Each line of the listing must be transcribed exactly, except for the images, which should be excluded.

════

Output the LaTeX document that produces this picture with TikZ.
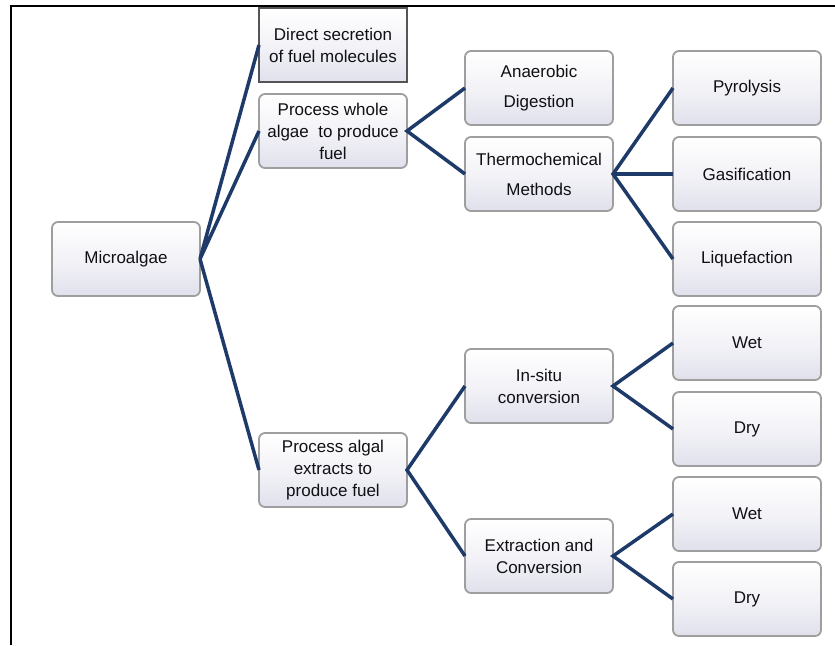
\documentclass[tikz,border=0pt]{standalone}
\usepackage{fontspec}
\setmainfont{Liberation Sans}
\definecolor{navy}{RGB}{30,58,104}
\definecolor{boxline}{RGB}{158,158,158}
\definecolor{lav}{RGB}{224,224,236}
\definecolor{txt}{RGB}{15,15,20}
\begin{document}
\begin{tikzpicture}[x=1pt,y=-1pt,
  box/.style={draw=boxline, line width=1.8pt, rounded corners=6pt,
    top color=white, bottom color=lav, middle color=white!60!lav,
    minimum width=148pt, minimum height=74pt, inner sep=2pt, outer sep=0pt,
    align=center, font=\fontsize{17pt}{22pt}\selectfont, text=txt},
  sqbox/.style={box, rounded corners=0pt, draw={rgb,255:red,85;green,85;blue,85}, line width=2pt},
  link/.style={draw=navy, line width=3.5pt}]
\useasboundingbox (0,0) rectangle (835,645);
% frame
\draw[line width=2pt, black] (11,645) -- (11,6) -- (835,6);
% nodes
\node[box] (micro) at (126,259) {Microalgae};
\node[sqbox] (direct) at (333,45) {Direct secretion\\of fuel molecules};
\node[box] (whole) at (333,131) {Process whole\\algae\ \ to produce\\fuel};
\node[box] (extr) at (333,470) {Process algal\\extracts to\\produce fuel};
\node[box] (anae) at (539,88) {Anaerobic\\[8pt]Digestion};
\node[box] (thermo) at (539,174) {Thermochemical\\[8pt]Methods};
\node[box] (pyro) at (747,88) {Pyrolysis};
\node[box] (gasi) at (747,174) {Gasification};
\node[box] (lique) at (747,259) {Liquefaction};
\node[box] (insitu) at (539,386) {In-situ\\conversion};
\node[box] (extconv) at (539,556) {Extraction and\\Conversion};
\node[box] (wet1) at (747,343) {Wet};
\node[box] (dry1) at (747,429) {Dry};
\node[box] (wet2) at (747,514) {Wet};
\node[box] (dry2) at (747,599) {Dry};
% connectors
\draw[link] (direct.west) -- (micro.east) -- (whole.west);
\draw[link] (micro.east) -- (extr.west);
\draw[link] (anae.west) -- (whole.east) -- (thermo.west);
\draw[link] (pyro.west) -- (thermo.east) -- (lique.west);
\draw[link] (thermo.east) -- (gasi.west);
\draw[link] (wet1.west) -- (insitu.east) -- (dry1.west);
\draw[link] (insitu.west) -- (extr.east) -- (extconv.west);
\draw[link] (wet2.west) -- (extconv.east) -- (dry2.west);
\end{tikzpicture}
\end{document}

════

RESULT OF THE EXERCISE:
Output the LaTeX document that produces this picture with TikZ.
\documentclass[tikz,border=0pt]{standalone}
\usepackage{fontspec}
\setmainfont{Liberation Sans}
\definecolor{navy}{RGB}{30,58,104}
\definecolor{boxline}{RGB}{158,158,158}
\definecolor{lav}{RGB}{224,224,236}
\definecolor{txt}{RGB}{15,15,20}
\begin{document}
\begin{tikzpicture}[x=1pt,y=-1pt,
  box/.style={draw=boxline, line width=1.8pt, rounded corners=6pt,
    top color=white, bottom color=lav, middle color=white!60!lav,
    minimum width=148pt, minimum height=74pt, inner sep=2pt, outer sep=0pt,
    align=center, font=\fontsize{17pt}{22pt}\selectfont, text=txt},
  sqbox/.style={box, rounded corners=0pt, draw={rgb,255:red,85;green,85;blue,85}, line width=2pt},
  link/.style={draw=navy, line width=3.5pt}]
\useasboundingbox (0,0) rectangle (835,645);
% frame
\draw[line width=2pt, black] (11,645) -- (11,6) -- (835,6);
% nodes
\node[box] (micro) at (126,259) {Microalgae};
\node[sqbox] (direct) at (333,45) {Direct secretion\\of fuel molecules};
\node[box] (whole) at (333,131) {Process whole\\algae\ \ to produce\\fuel};
\node[box] (extr) at (333,470) {Process algal\\extracts to\\produce fuel};
\node[box] (anae) at (539,88) {Anaerobic\\[8pt]Digestion};
\node[box] (thermo) at (539,174) {Thermochemical\\[8pt]Methods};
\node[box] (pyro) at (747,88) {Pyrolysis};
\node[box] (gasi) at (747,174) {Gasification};
\node[box] (lique) at (747,259) {Liquefaction};
\node[box] (insitu) at (539,386) {In-situ\\conversion};
\node[box] (extconv) at (539,556) {Extraction and\\Conversion};
\node[box] (wet1) at (747,343) {Wet};
\node[box] (dry1) at (747,429) {Dry};
\node[box] (wet2) at (747,514) {Wet};
\node[box] (dry2) at (747,599) {Dry};
% connectors
\draw[link] (direct.west) -- (micro.east) -- (whole.west);
\draw[link] (micro.east) -- (extr.west);
\draw[link] (anae.west) -- (whole.east) -- (thermo.west);
\draw[link] (pyro.west) -- (thermo.east) -- (lique.west);
\draw[link] (thermo.east) -- (gasi.west);
\draw[link] (wet1.west) -- (insitu.east) -- (dry1.west);
\draw[link] (insitu.west) -- (extr.east) -- (extconv.west);
\draw[link] (wet2.west) -- (extconv.east) -- (dry2.west);
\end{tikzpicture}
\end{document}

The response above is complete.